The Nordic Paradox: How the World's Happiest Country Rejected the Ownership of Nature

Freezing temperatures plunging to -20°C, a lingering darkness that captures most of the year, and a pale daylight that reveals itself for only a few fleeting hours. This geographic reality, which reads like a harsh dystopia on paper, has been home to the world’s happiest country for eight consecutive years. Finland’s unshakeable monopoly on the World Happiness Report does not stem from a sterile, artificial utopia populated by constantly smiling citizens. The code of the Nordic mindset relies on a much more rational foundation: the act of rejecting the neurosis of constant progress.
The Rejection of the Progress Fetish
The hysteria of "always wanting more," relentlessly pumped by the modern era, actually breeds a massive cycle of dissatisfaction. In a system built on consumption, status, and an endless race for success, Finland's silent stance is a powerful sociological rebellion. This approach is not a surrender or a form of pessimism; it is the practice of finding contentment with what is at hand by minimizing expectations. It is a conscious exit ticket from that inexhaustible progress fetish. The human mind truly begins to breathe only when it is freed from the weight of unreachable horizons.
An Existence Without Ownership: Jokamiehenoikeudet
The true backbone of this rational simplicity lies in the non-possessive relationship cultivated with nature. At the heart of Nordic happiness is the law of "Jokamiehenoikeudet" (Everyman’s Right). By ensuring the country’s vast forests, lakes, and coastlines belong to no one, this concept effectively grants universal access to everyone. It strips nature of being a fenced-in deeded property or a privilege waiting to be conquered.
Walking through the depths of a pine forest is not a weekend project to be showcased on social media, nor is it a passive process observed from the outside. It is the ability to exist within a whole without possessing the rights to the land. The forest belongs to no one, and precisely because of this, everyone is a part of the ecosystem. Beneath these colossal pines, one realizes that humanity can lay roots in soil it does not own, and that peace is never an act of "purchasing."

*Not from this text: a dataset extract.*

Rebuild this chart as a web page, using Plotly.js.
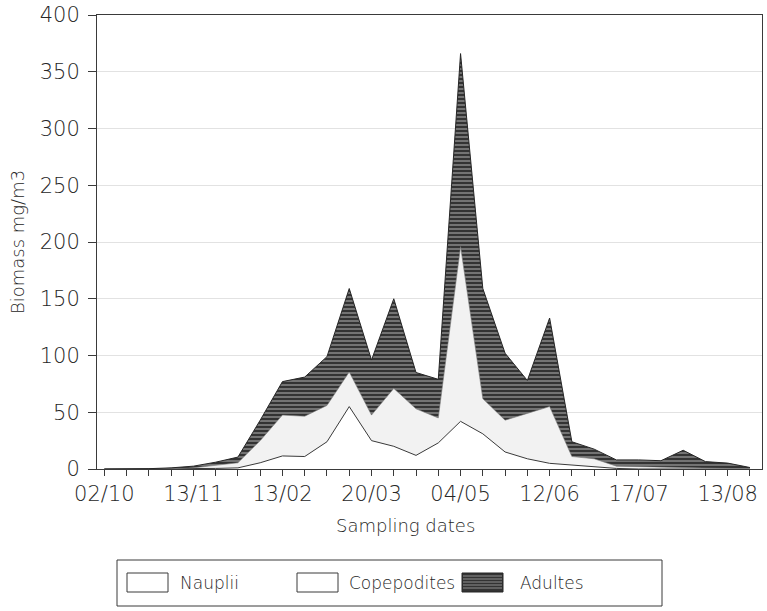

Vallisaari: Where Borders Become Translucent
This non-possessive existence also renders the boundaries between human culture and wild systems surprisingly translucent. Stepping onto the island of Vallisaari off the coast of Helsinki, stumbling upon a world-class biennial installation hidden among centuries-old trees is the routine of an average Tuesday. The human mind does not attempt to tame nature or bulldoze the landscape to create a storefront for its art. Culture finds its place merely as a silent guest within that massive, untamed structure.
Fire, Ice, and Primal Confrontation
The survival mechanism during the dark and freezing winter months goes far beyond a distant respect for nature; it is shaped by a violent, direct contact with it. Emerging from the searing steam of a traditional sauna (löyly) to plunge straight into a dark hole cut into a frozen lake (avanto)...
This act is an unmasked confrontation with the ruthless reality of the wild. Instead of trying to heat the water or make the conditions more tolerable for the human body, it is the courage to surrender the physical self to the freezing violence of nature. Flooding the body with endorphins in mere seconds, this physiological shock violently reminds one of being alive through a primal tremor. What follows immediately after that shock is an absolute, seamless, and profound stillness.

Sufficiency as the Ultimate Luxury
For a nation that ranks first globally in per capita coffee consumption, happiness is not a new peak to be reached, an experience package pushed to its limits, or an ever-growing bank account. It is the luxury of standing quietly on a wooden pier, warm cup in hand, facing a freezing lake that belongs to no one.
In an era where dissatisfaction is considered the greatest virtue, could the ability to derive profound pleasure from a landscape, a success, or a moment without "owning" it be a skill modern humanity has long lost?